The Canadian hostage, Stephanie Joidon, told AFP in a phone call on Sunday. "We are being treated well. We do not know where we are." The French abductee is named Claire Dubois.

The kidnappers already contacted a variety of international news outlets. In a telephone interview with France24 television, a man claiming to be one of the kidnappers threatened to kill the women unless France re-opens the trials of members of Zoe’s Ark.

The abduction comes soon after the release last week in Bindis, West Darfur, of two kidnapped workers of the French organization Triangle.

Four workers with Doctors Without Borders (MSF), three of them foreigners, were kidnapped March 11 at gunpoint by uniformed border guards, according to an eyewitness who spoke with Radio Dabanga. Another employee of a Canadian-headquartered aid group was shot dead March 23 when gunmen entered his living quarters.
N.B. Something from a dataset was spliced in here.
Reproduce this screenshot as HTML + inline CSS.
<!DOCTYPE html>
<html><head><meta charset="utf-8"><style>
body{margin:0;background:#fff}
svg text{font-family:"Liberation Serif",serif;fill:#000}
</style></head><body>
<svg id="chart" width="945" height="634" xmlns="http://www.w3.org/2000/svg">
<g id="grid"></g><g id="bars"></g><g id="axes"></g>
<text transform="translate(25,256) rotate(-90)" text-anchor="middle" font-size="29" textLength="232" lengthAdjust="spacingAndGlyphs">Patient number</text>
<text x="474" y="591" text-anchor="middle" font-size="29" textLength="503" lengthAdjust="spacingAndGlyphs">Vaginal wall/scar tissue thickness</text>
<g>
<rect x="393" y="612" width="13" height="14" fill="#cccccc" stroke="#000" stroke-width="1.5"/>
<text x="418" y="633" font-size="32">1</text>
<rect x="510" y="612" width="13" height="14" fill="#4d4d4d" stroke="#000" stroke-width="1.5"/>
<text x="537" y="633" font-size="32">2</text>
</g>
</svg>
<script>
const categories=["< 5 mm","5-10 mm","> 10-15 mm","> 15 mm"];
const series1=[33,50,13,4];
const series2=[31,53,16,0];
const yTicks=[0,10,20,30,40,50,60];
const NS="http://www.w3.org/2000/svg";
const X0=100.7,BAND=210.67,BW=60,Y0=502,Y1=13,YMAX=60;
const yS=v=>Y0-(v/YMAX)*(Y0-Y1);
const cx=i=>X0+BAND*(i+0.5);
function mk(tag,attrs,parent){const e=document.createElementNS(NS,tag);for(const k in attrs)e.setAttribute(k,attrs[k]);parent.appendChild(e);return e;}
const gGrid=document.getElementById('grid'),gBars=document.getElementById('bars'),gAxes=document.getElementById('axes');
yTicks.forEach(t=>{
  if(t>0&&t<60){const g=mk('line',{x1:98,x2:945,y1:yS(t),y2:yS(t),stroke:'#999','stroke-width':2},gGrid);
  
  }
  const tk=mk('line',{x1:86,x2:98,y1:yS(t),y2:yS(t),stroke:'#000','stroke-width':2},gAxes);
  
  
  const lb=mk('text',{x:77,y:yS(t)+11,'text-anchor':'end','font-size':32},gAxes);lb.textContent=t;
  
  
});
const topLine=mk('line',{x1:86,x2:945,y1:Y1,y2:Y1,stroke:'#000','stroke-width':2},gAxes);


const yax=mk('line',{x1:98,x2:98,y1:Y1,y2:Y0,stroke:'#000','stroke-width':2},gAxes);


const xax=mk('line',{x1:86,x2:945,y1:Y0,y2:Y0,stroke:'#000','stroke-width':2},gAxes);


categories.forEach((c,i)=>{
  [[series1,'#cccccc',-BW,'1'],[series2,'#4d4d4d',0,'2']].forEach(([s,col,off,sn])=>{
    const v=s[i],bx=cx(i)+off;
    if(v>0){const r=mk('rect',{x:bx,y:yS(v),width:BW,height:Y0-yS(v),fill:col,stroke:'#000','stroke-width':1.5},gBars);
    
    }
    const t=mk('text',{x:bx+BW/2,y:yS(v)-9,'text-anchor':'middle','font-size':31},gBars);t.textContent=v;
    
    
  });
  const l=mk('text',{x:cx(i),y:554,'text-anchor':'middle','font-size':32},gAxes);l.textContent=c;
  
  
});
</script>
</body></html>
The Government of Sudan expelled 13 aid groups from Sudan after March 4. Soon after the expulsion occurred, a UN official told Sudan Tribune that the move effectively represented the destruction of the aid effort as it had been constituted up till then.

Officials, including the president of Sudan, subsequently vowed to “Sudanize” aid efforts within one year, removing all the international groups.

During the past three years (from 2006 through 2008), more incidents of major violence against aid workers occurred in Sudan than in any other country in the world, according to a report released Wednesday by the London-based Overseas Development Institute.